The purpose of this debate must be to point out the inconsistency of government approach between vision and reality. I am grateful to the noble Baroness for securing the debate. I add my voice to those who ask the Government to review their actions so as to connect vision and reality in ways that will encourage all of us to do the right thing at a local level.
Baroness Vere of Norbiton (Con, Minister): My Lords, I thank the noble Baroness, Lady Jones of Moulsecoomb, for securing this timely and important debate on the future of small-scale low-carbon generation. I also thank the right reverend Prelate the Bishop of Salisbury for his measured, thought-provoking and sometimes hopeful speech. It was certainly a very welcome contribution…
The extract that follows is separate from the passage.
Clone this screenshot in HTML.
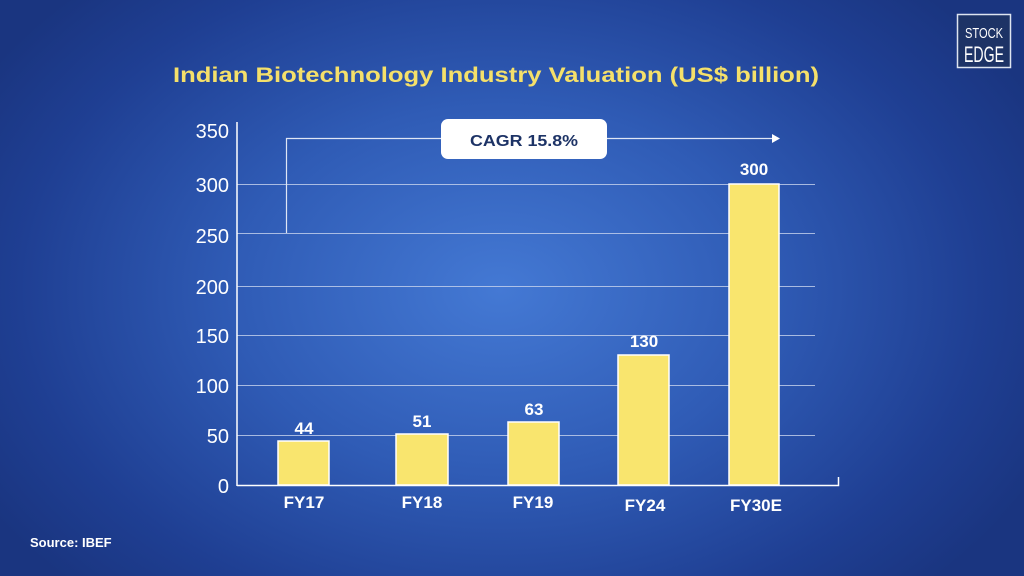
<!DOCTYPE html>
<html><head><meta charset="utf-8"><style>
html,body{margin:0;padding:0}
body{width:1024px;height:576px;overflow:hidden;background:radial-gradient(ellipse 600px 420px at 500px 290px,#4479d4 0%,#2f5bb5 45%,#1f3f93 80%,#1a3580 100%);font-family:"Liberation Sans",sans-serif;position:relative}
</style></head><body>
<svg width="1024" height="576" style="position:absolute;left:0;top:0" font-family="Liberation Sans, sans-serif">
<text x="496" y="82" text-anchor="middle" fill="#f5e06a" font-weight="bold" font-size="21" textLength="646" lengthAdjust="spacingAndGlyphs">Indian Biotechnology Industry Valuation (US$ billion)</text>
<rect x="957.5" y="14.5" width="53" height="53" fill="#1d3366" stroke="#dde4f0" stroke-width="1.5"/>
<text x="984" y="38" text-anchor="middle" fill="#fff" font-size="15" textLength="38" lengthAdjust="spacingAndGlyphs">STOCK</text>
<text x="984" y="62" text-anchor="middle" fill="#fff" font-size="22" textLength="40" lengthAdjust="spacingAndGlyphs">EDGE</text>
<g stroke="#c8d4ee" stroke-width="1" opacity="0.8">
<line x1="237" y1="435.5" x2="815" y2="435.5"/>
<line x1="237" y1="385.5" x2="815" y2="385.5"/>
<line x1="237" y1="335.5" x2="815" y2="335.5"/>
<line x1="237" y1="286.5" x2="815" y2="286.5"/>
<line x1="237" y1="233.5" x2="815" y2="233.5"/>
<line x1="237" y1="184.5" x2="815" y2="184.5"/>
</g>
<polyline points="286.5,233 286.5,138.5 772,138.5" fill="none" stroke="#dfe6f5" stroke-width="1.2"/>
<polygon points="772,134 780,138.5 772,143" fill="#fff"/>
<rect x="441" y="119" width="166" height="40" rx="7" fill="#fff"/>
<text x="524" y="146" text-anchor="middle" fill="#1d3366" font-weight="bold" font-size="16" textLength="108" lengthAdjust="spacingAndGlyphs">CAGR 15.8%</text>
<line x1="237" y1="122" x2="237" y2="486" stroke="#fff" stroke-width="1.5"/>
<polyline points="237,485.5 838.5,485.5 838.5,477" fill="none" stroke="#fff" stroke-width="1.5"/>
<g fill="#fff" font-size="20" text-anchor="end">
<text x="229" y="493">0</text><text x="229" y="443">50</text><text x="229" y="393">100</text><text x="229" y="343">150</text><text x="229" y="294">200</text><text x="229" y="243">250</text><text x="229" y="192">300</text><text x="229" y="138">350</text>
</g>
<g fill="#f9e56e" stroke="#fff" stroke-width="1.5">
<rect x="278" y="441" width="51" height="44"/>
<rect x="396" y="434" width="52" height="51"/>
<rect x="508" y="422" width="51" height="63"/>
<rect x="618" y="355" width="51" height="130"/>
<rect x="729" y="184" width="50" height="301"/>
</g>
<g fill="#fff" font-size="17" font-weight="bold" text-anchor="middle">
<text x="304" y="434">44</text><text x="422" y="427">51</text><text x="534" y="415">63</text><text x="644" y="347">130</text><text x="754" y="175">300</text>
<text x="304" y="508">FY17</text><text x="422" y="508">FY18</text><text x="533" y="508">FY19</text><text x="645" y="511">FY24</text><text x="756" y="511">FY30E</text>
</g>
<text x="30" y="547" fill="#fff" font-weight="bold" font-size="13">Source: IBEF</text>
</svg>
</body></html>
The right reverend Prelate the Bishop of Salisbury expressed concerns about jobs in this sector. Certainly, this is a highly skilled sector. While we expect that some people will have to shift jobs—it is very difficult to quantify the impact across the different technologies, capacity sizes and regions—we have not been able to quantify the job losses, if any…
Baroness Jones of Moulsecoomb (Green): My Lords, I thank all noble Lords who have contributed to this debate… It was very good to hear from the right reverend Prelate the Bishop of Salisbury, who expanded on the climate change aspect, which I tend not to do in this Chamber because I think people will get bored by my saying it, so I am delighted that he did…
The Motion was withdrawn after the debate.